The nineteen chapters of this book are arranged into two parts. The first part (Ch. 1 thru 11) explores Alexander’s travels around the country to meet with various high-risk groups and learn about their needs. The second part (Ch. 12 thru 19) takes a deeper dive into the building of Mysore’s program, Ashodaya, which became a global educator on HIV prevention.

Part one offers insight into bits of India that most of us never see. When I mentioned that the problem in India wasn’t just it’s large size, but also the peculiar nature of the environment, that can be seen throughout these chapters. What do I mean by the peculiar nature? In India, not only is prostitution rarely practiced in brothels, but sex workers are largely indistinguishable from the general population. The biggest portion of the group is women in saris who look like much of the female population. Also, the societal stigma is great, which creates all the more incentive to not let your work be known. For these reasons, just finding the at-risk population was challenging, they were dispersed and hid in plain sight. There were also problems of thinking that ranged from politicians who wouldn’t admit there was potential for massive HIV / AIDS in India because they insisted that Indians don’t engage in any of the “immoral” acts seen elsewhere in the world, to johns who honestly believed that drizzling lime juice on one’s manhood would prevent infections.

Among the most intriguing chapters in part one are those that reveal the issues with long-haul truckers (the single biggest demand-side high-risk population), intravenous drug-users in the golden-triangle adjacent states of the Northeast (i.e. Manipur and Nagaland,) and one that explained the unique cultural traditions of the transgender populations in India. There’s also a chapter (Ch. 6) that discusses the leadership traits that were found among the sex workers.

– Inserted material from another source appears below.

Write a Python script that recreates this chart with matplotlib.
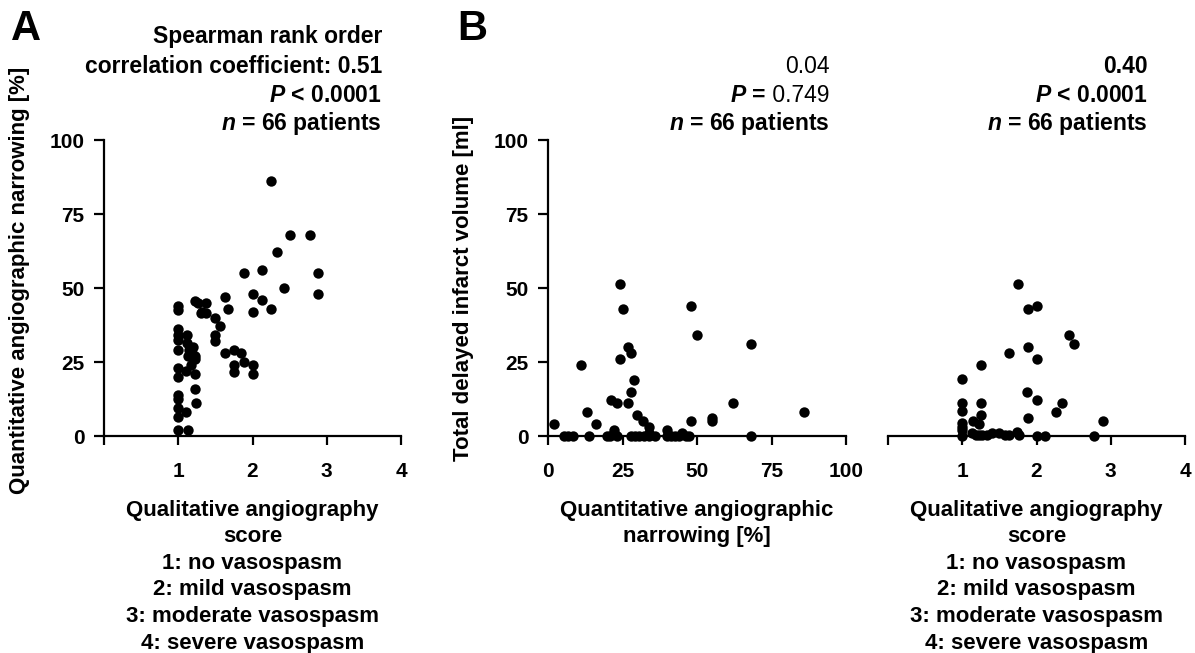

Part II, which dealt with the Mysore program, also had its fascinating elements. Two of the chapters discussed the life stories of two particular sex workers (one female and the other male) who worked in the Ashodaya program. There was also a chapter that dealt with the discussion of violence. That might seem like a diversion, but apparently violence and lack of prophylaxis go hand-in-hand, and had to be dealt with together.

The book has an Appendix of general information on HIV / AIDS and its occurrence in India. Other than that, a few maps and annotations are the extent of the ancillary matter.

I found this book fascinating — if heartbreaking in places. As someone who’s lived in India for over six years, there was a great deal of insight offered into segments of the population of which I had little awareness. Even learning about the trucking industry (divorced from the sex work / HIV angle) was intriguing. I’d highly recommend this book if one is interested in the topics of: leadership, public health, or the unseen side of India. The author uses a narrative approach throughout to great effect.